Lebih dari itu, institusi GLAM di Sulawesi Tenggara dapat menjadi bagian dari jaringan global yang memungkinkan pertukaran pengetahuan dan budaya dengan institusi-institusi di seluruh dunia. Koleksi budaya lokal dapat dikenal secara internasional, sementara masyarakat lokal dapat mengakses pengetahuan global dengan mudah.
Pilihan Yang Harus Dibuat
Institusi GLAM di Sulawesi Tenggara berada di persimpangan jalan. Mereka harus memilih: berubah atau punah. Transformasi digital melalui implementasi manajemen pengetahuan modern bukan lagi pilihan, tetapi keharusan untuk bertahan hidup dan tetap relevan di era digital.

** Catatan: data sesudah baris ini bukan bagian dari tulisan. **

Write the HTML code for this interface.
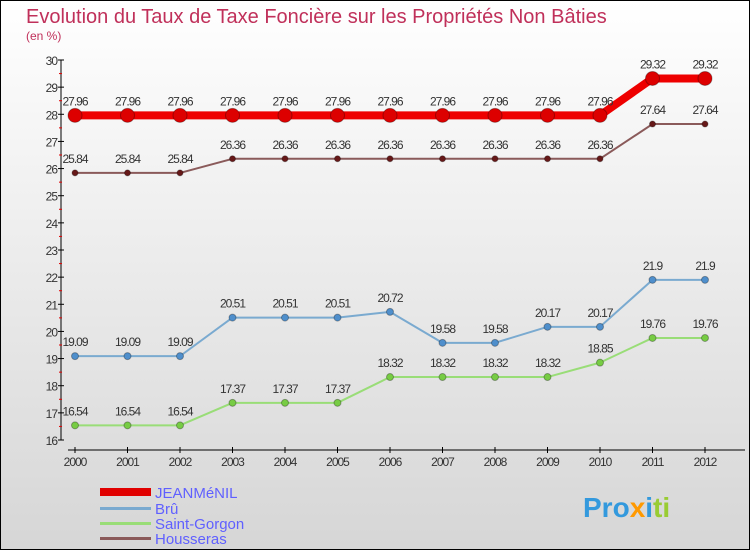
<!DOCTYPE html>
<html><head><meta charset="utf-8"><style>
body{margin:0;width:750px;height:550px;overflow:hidden;font-family:"Liberation Sans",sans-serif}
svg{display:block}
</style></head><body>
<svg id="c" width="750" height="550" xmlns="http://www.w3.org/2000/svg">
<defs><linearGradient id="bg" x1="0" y1="0" x2="0" y2="1"><stop offset="0" stop-color="#ffffff"/><stop offset="1" stop-color="#d6d6d6"/></linearGradient></defs>
<rect x="0.5" y="0.5" width="749" height="549" fill="url(#bg)" stroke="#000"/>
<text x="26" y="23" font-size="20" fill="#c0305a">Evolution du Taux de Taxe Foncière sur les Propriétés Non Bâties</text>
<text x="26" y="40" font-size="12" fill="#c0305a">(en %)</text>
<g id="axes"></g><g id="series"></g>
<g>
<rect x="100" y="488" width="51" height="8" fill="#e00000"/>
<text x="155" y="498" font-size="15" fill="#6060ff">JEANMéNIL</text>
<rect x="100" y="507" width="51" height="3" fill="#7aaad0"/>
<text x="155" y="514" font-size="15" fill="#6060ff">Brû</text>
<rect x="100" y="522" width="51" height="3" fill="#99dd77"/>
<text x="155" y="529" font-size="15" fill="#6060ff">Saint-Gorgon</text>
<rect x="100" y="537" width="51" height="3" fill="#8a5a5a"/>
<text x="155" y="544" font-size="15" fill="#6060ff">Housseras</text>
</g>
<g font-size="28" font-weight="bold">
<text x="583" y="517" fill="#3399dd">Pro<tspan fill="#ff9900">x</tspan><tspan fill="#3399dd">i</tspan><tspan fill="#99cc33">ti</tspan></text>
</g>
</svg>
<script>
const years=[2000,2001,2002,2003,2004,2005,2006,2007,2008,2009,2010,2011,2012];
const jeanmenil=[27.96,27.96,27.96,27.96,27.96,27.96,27.96,27.96,27.96,27.96,27.96,29.32,29.32];
const housseras=[25.84,25.84,25.84,26.36,26.36,26.36,26.36,26.36,26.36,26.36,26.36,27.64,27.64];
const bru=[19.09,19.09,19.09,20.51,20.51,20.51,20.72,19.58,19.58,20.17,20.17,21.9,21.9];
const saintGorgon=[16.54,16.54,16.54,17.37,17.37,17.37,18.32,18.32,18.32,18.32,18.85,19.76,19.76];
const yTicks=[16,17,18,19,20,21,22,23,24,25,26,27,28,29,30];
const NS="http://www.w3.org/2000/svg";
const xs=i=>75+i*52.5;
const ys=v=>440-(v-16)*(380/14);
function mk(t,a,p){const e=document.createElementNS(NS,t);for(const k in a)e.setAttribute(k,a[k]);p.appendChild(e);return e;}
const ax=document.getElementById('axes');
const yl=mk('line',{x1:61,y1:60,x2:61,y2:440,stroke:'#000'},ax);


yTicks.forEach(v=>{
 mk('line',{x1:58,x2:64,y1:ys(v),y2:ys(v),stroke:'#000'},ax);
 if(v<30)mk('line',{x1:59,x2:62,y1:ys(v+0.5),y2:ys(v+0.5),stroke:'#e00000'},ax);
 const t=mk('text',{x:57,y:ys(v)+5,'font-size':12,'text-anchor':'end',fill:'#333','letter-spacing':'-1'},ax);
 t.textContent=v;
 
 
});
const xl=mk('line',{x1:68,y1:450,x2:745,y2:450,stroke:'#000'},ax);


years.forEach((y,i)=>{
 mk('line',{x1:xs(i),x2:xs(i),y1:447,y2:453,stroke:'#000'},ax);
 const t=mk('text',{x:xs(i),y:466,'font-size':12,'text-anchor':'middle',fill:'#333','letter-spacing':'-1'},ax);
 t.textContent=y;
 
 
});
const sg=document.getElementById('series');
function series(name,vals,color,w,r,dot){
 const g=mk('g',{},sg);
 
 
 const pl=mk('polyline',{points:vals.map((v,i)=>xs(i)+','+ys(v)).join(' '),fill:'none',stroke:color,'stroke-width':w,'stroke-linejoin':'round'},g);
 
 
 vals.forEach((v,i)=>{
  const c=mk('circle',{cx:xs(i),cy:ys(v),r:r,fill:dot,stroke:'rgba(0,0,0,0.3)','stroke-width':1},g);
  
  
  const t=mk('text',{x:xs(i),y:ys(v)-10,'font-size':12,'text-anchor':'middle',fill:'#333','letter-spacing':'-1'},g);
  t.textContent=v;
  
  
 });
}
series('saint-gorgon',saintGorgon,'#99dd77',2,3.5,'#77cc44');
series('bru',bru,'#7aaad0',2,3.5,'#4f8fcc');
series('housseras',housseras,'#8a5a5a',2,3,'#661818');
series('jeanmenil',jeanmenil,'#ee0000',8,7,'#dd0000');
</script>
</body></html>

Keputusan ini tidak bisa ditunda lagi. Setiap hari yang berlalu tanpa transformasi digital adalah hari dimana institusi GLAM kehilangan relevansi dan kepercayaan masyarakat. Generasi muda yang merupakan masa depan bangsa akan semakin menjauh dari warisan budaya yang seharusnya mereka lestarikan.
Momentum sudah tepat, dukungan pemerintah tersedia, dan teknologi sudah matang. Yang diperlukan sekarang adalah keberanian untuk berubah dan komitmen untuk terus belajar. Institusi GLAM di Sulawesi Tenggara memiliki semua potensi untuk menjadi yang terdepan dalam transformasi digital di Indonesia. Yang dibutuhkan hanyalah keputusan untuk memulai perubahan itu hari ini.
Masa depan tidak menunggu siapa pun. Institusi GLAM di Sulawesi Tenggara harus bergerak cepat atau akan tertinggal selamanya. Pilihan ada di tangan mereka: inovasi atau punah. Dan pilihan itu harus dibuat sekarang juga, karena esok mungkin sudah terlambat.